Danger in Declaring Euro Zone Victory Prematurely: S&P
Ireland has returned to the debt markets, peripheral bond yields have fallen and equities have rallied to 22-month highs. What can possibly go wrong?
Quite a lot, according to Moritz Kraemer, lead analyst at ratings agency Standard & Poor's, who told CNBC that complacency could be creeping back in.
"There is a danger of declaring victory prematurely," he told CNBC Thursday.
Kraemer underlined the good work done by the European Central Bank in putting in place the euro zone's permanent rescue fund known as the European Stability Mechanism as well as launching a new bond buying plan known as Outright Monetary Transactions. However, he said it could still come undone if economic, political and social challenges were not addressed.
"None of these instruments have been tested and implementation risks remain, especially when the sense of urgency may be on the wane," he said.

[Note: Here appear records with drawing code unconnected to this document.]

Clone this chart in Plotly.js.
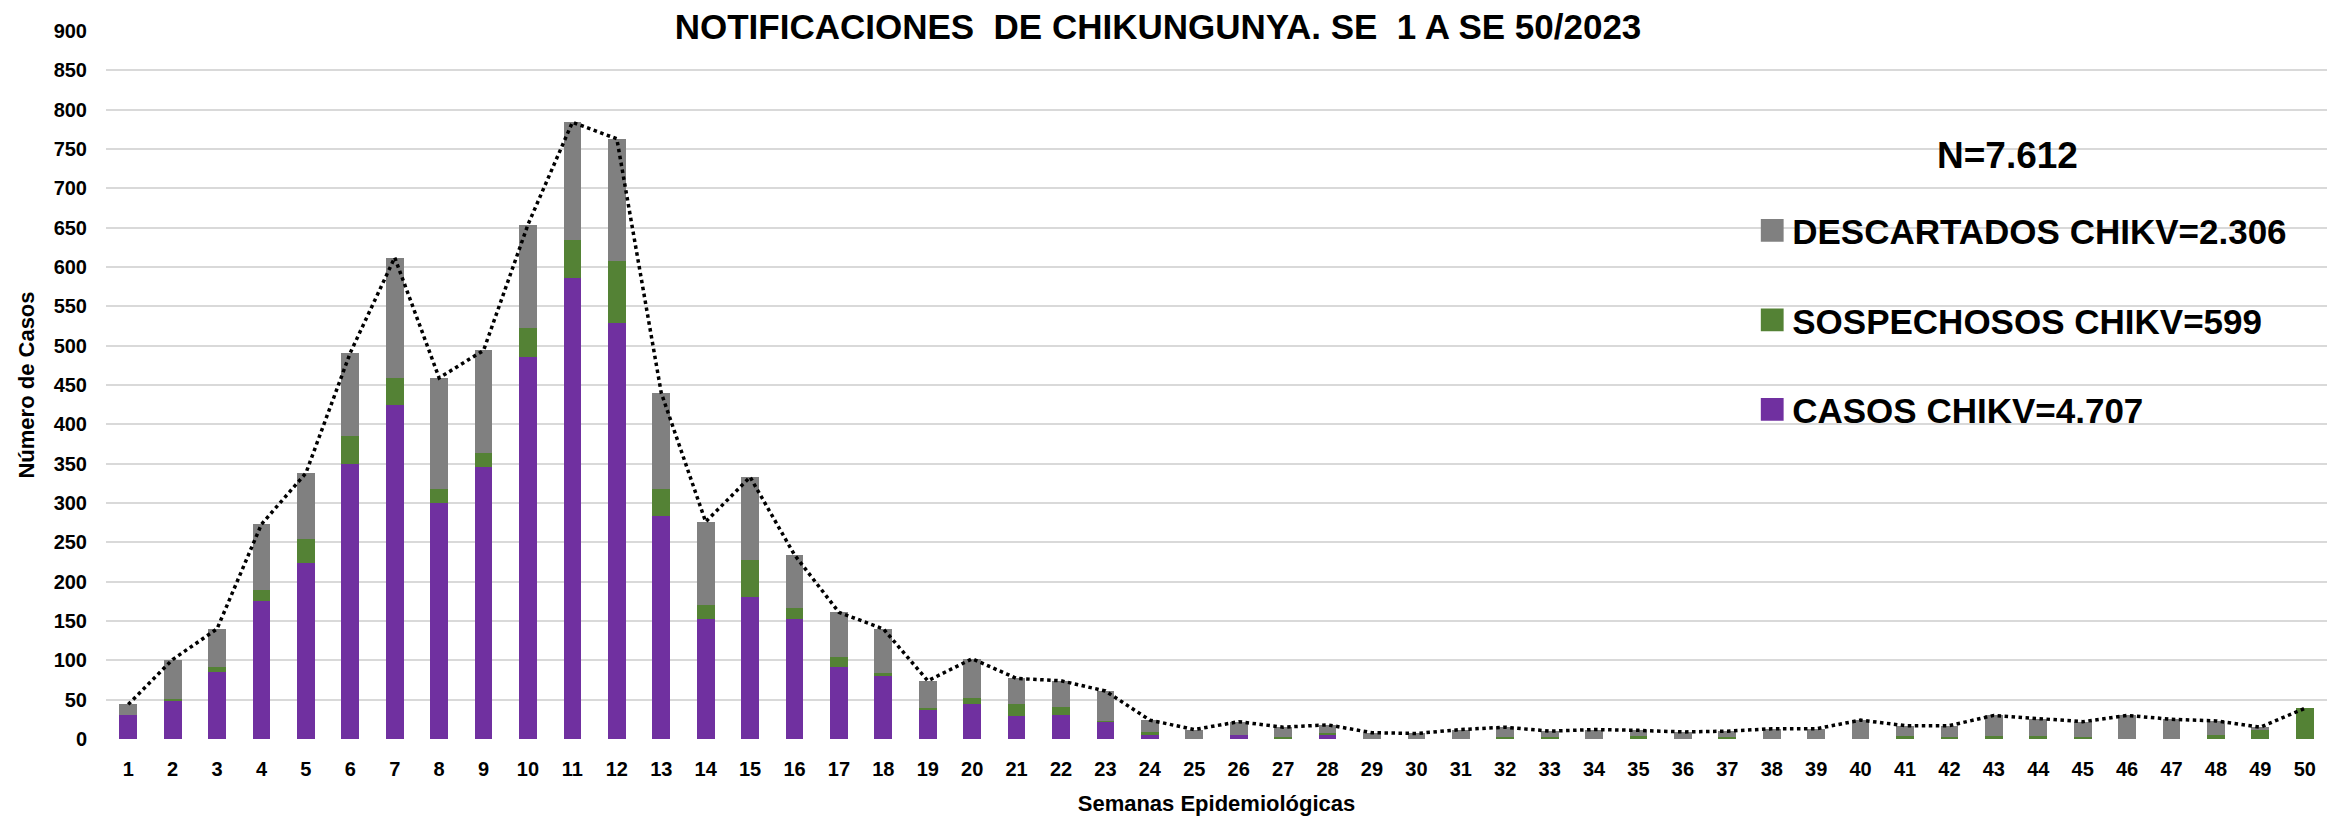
<!DOCTYPE html>
<html>
<head>
<meta charset="utf-8">
<script src="https://cdn.plot.ly/plotly-3.0.1.min.js"></script>
<style>
  html, body { margin: 0; padding: 0; background: #ffffff; }
  #chart { width: 2336px; height: 823px; }
</style>
</head>
<body>
<div id="chart"></div>
<script>
// Semanas epidemiológicas (tick labels)
const semanas = ["1","2","3","4","5","6","7","8","9","10","11","12","13","14","15","16","17","18","19","20","21","22","23","24","25","26","27","28","29","30","31","32","33","34","35","36","37","38","39","40","41","42","43","44","45","46","47","48","49","50"];

// Casos CHIKV (morado)
const casos = [31,48,85,175,224,350,424,300,346,485,586,529,283,153,180,153,92,80,37,44,29,30,21,5,0,5,0,5,0,0,0,0,0,0,0,0,0,0,0,0,0,0,0,0,0,0,0,0,0,0];

// Sospechosos CHIKV (verde)
const sospechosos = [0,3,7,15,30,35,35,18,18,37,48,78,35,17,47,14,12,4,2,8,15,11,2,4,0,0,2,3,0,0,0,3,2,0,4,0,2,0,0,0,4,2,4,4,2,0,0,5,12,39];

// Descartados CHIKV (gris)
const descartados = [13,50,48,83,84,106,153,141,130,132,150,156,122,106,106,67,57,56,35,50,33,33,38,15,12,17,13,10,8,7,12,12,8,12,7,9,8,13,13,24,13,15,26,22,20,30,25,18,3,0];

// Legend / summary texts
const nombreCasos = "CASOS CHIKV=4.707";
const nombreSospechosos = "SOSPECHOSOS CHIKV=599";
const nombreDescartados = "DESCARTADOS CHIKV=2.306";
const textoN = "N=7.612";
const titulo = "NOTIFICACIONES\u00A0 DE CHIKUNGUNYA. SE\u00A0 1 A SE 50/2023";

const totales = semanas.map((_, i) => casos[i] + sospechosos[i] + descartados[i]);

const FONT = '"Liberation Sans", Arial, sans-serif';

const traces = [
  { type: 'bar', x: semanas, y: casos, name: nombreCasos, legendgroup: 'c', legendrank: 3,
    marker: { color: '#7030A0' } },
  { type: 'bar', x: semanas, y: sospechosos, name: nombreSospechosos, legendgroup: 's', legendrank: 2,
    marker: { color: '#548235' } },
  { type: 'bar', x: semanas, y: descartados, name: nombreDescartados, legendgroup: 'd', legendrank: 1,
    marker: { color: '#808080' } },
  { type: 'scatter', mode: 'lines', x: semanas, y: totales, name: 'Total', showlegend: false,
    line: { color: '#000000', width: 3.5, dash: 'dot' } }
];

const layout = {
  width: 2336, height: 823,
  margin: { l: 106, r: 9, t: 31, b: 84 },
  paper_bgcolor: '#ffffff', plot_bgcolor: '#ffffff',
  font: { family: FONT, color: '#000000' },
  barmode: 'stack', bargap: 0.6,
  showlegend: true,
  title: {
    text: titulo,
    font: { family: FONT, size: 35, weight: 'bold', color: '#000000' },
    x: 1158 / 2336, xanchor: 'center', xref: 'container',
    y: 1 - 27 / 823, yanchor: 'middle', yref: 'container'
  },
  xaxis: {
    type: 'category', showgrid: false, zeroline: false, showline: false, ticks: '',
    tickfont: { family: FONT, size: 20, weight: 'bold', color: '#000000' },
    ticklabelstandoff: 16,
    title: { text: 'Semanas Epidemiológicas', standoff: 16,
      font: { family: FONT, size: 22, weight: 'bold', color: '#000000' } }
  },
  yaxis: {
    range: [0, 900], tick0: 0, dtick: 50, showline: false, zeroline: false, ticks: '',
    gridcolor: '#D9D9D9', gridwidth: 2,
    tickfont: { family: FONT, size: 20, weight: 'bold', color: '#000000' },
    ticklabelstandoff: 18,
    title: { text: 'Número de Casos', standoff: 12,
      font: { family: FONT, size: 22, weight: 'bold', color: '#000000' } }
  },
  legend: {
    x: (1752 - 106) / 2220.7, xanchor: 'left',
    y: (739.3 - 201) / 708.6, yanchor: 'top',
    bgcolor: 'rgba(0,0,0,0)', borderwidth: 0,
    traceorder: 'grouped', tracegroupgap: 41,
    font: { family: FONT, size: 35, weight: 'bold', color: '#000000' }
  },
  annotations: [
    { text: textoN, xref: 'paper', yref: 'paper',
      x: (2007 - 106) / 2220.7, y: (739.3 - 155) / 708.6,
      xanchor: 'center', yanchor: 'middle', showarrow: false,
      font: { family: FONT, size: 37, weight: 'bold', color: '#000000' } }
  ]
};

Plotly.newPlot('chart', traces, layout, { displayModeBar: false, staticPlot: true }).then(() => {
  document.querySelectorAll('.legend .legendpoints path').forEach(p => {
    const t = p.getAttribute('transform') || '';
    p.setAttribute('transform', t + ' scale(1.9)');
  });
});
</script>
</body>
</html>
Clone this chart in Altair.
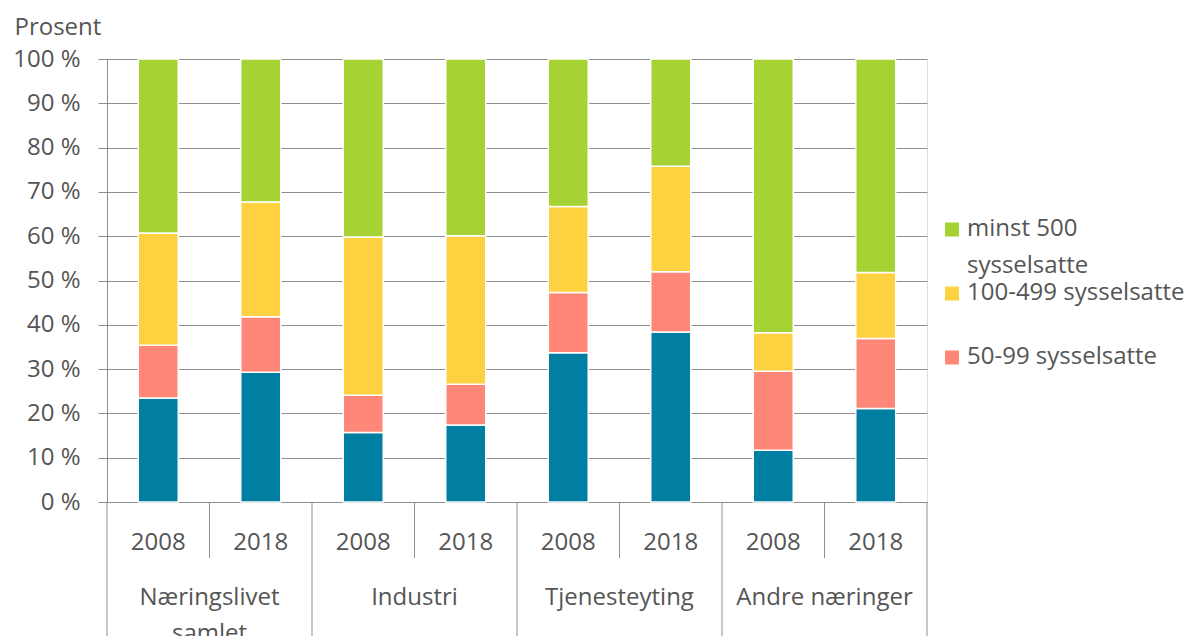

"The actual structural efforts that are needed to calm this crisis for good may be falling on the backburner again. The ECB can help, but it cannot solve the crisis, that can only be done by governments."
(Read More: Is This the Year That the Euro Crisis Ends?)
Government bond yields in the periphery - often seen as an indicator of fear in the markets - have fallen in recent days. On Thursday, Spanish benchmark 10-year bond yields fell below the 5 percent level for the first time since March 2012. Italian yields on 1-year notes fell to their lowest level since January 2010 at a bond auction on the same day.
(Read More: Spain Kicks Off Tough 2013 With Strong Bond Sale)
Ireland has once again entered the long-dated debt markets as it plans to exit from its EU/IMF bailout program later this year and European shares hit 22-month closing highs on Wednesday. But Kraemer warned of the potential for a flare up.
(Read More: Ireland Raises $3.3 Billion in First Issue of 2013)
"If we had a flaring up of the crisis again, perhaps in the next quarter or two, I think this will be a complicating factor in the run-up to a general election in Germany," he said, indicating that the coalition government in the country might be much more reluctant to endorse further steps that mutualize certain risks.
"Room for maneuver may be much more constrained than last year."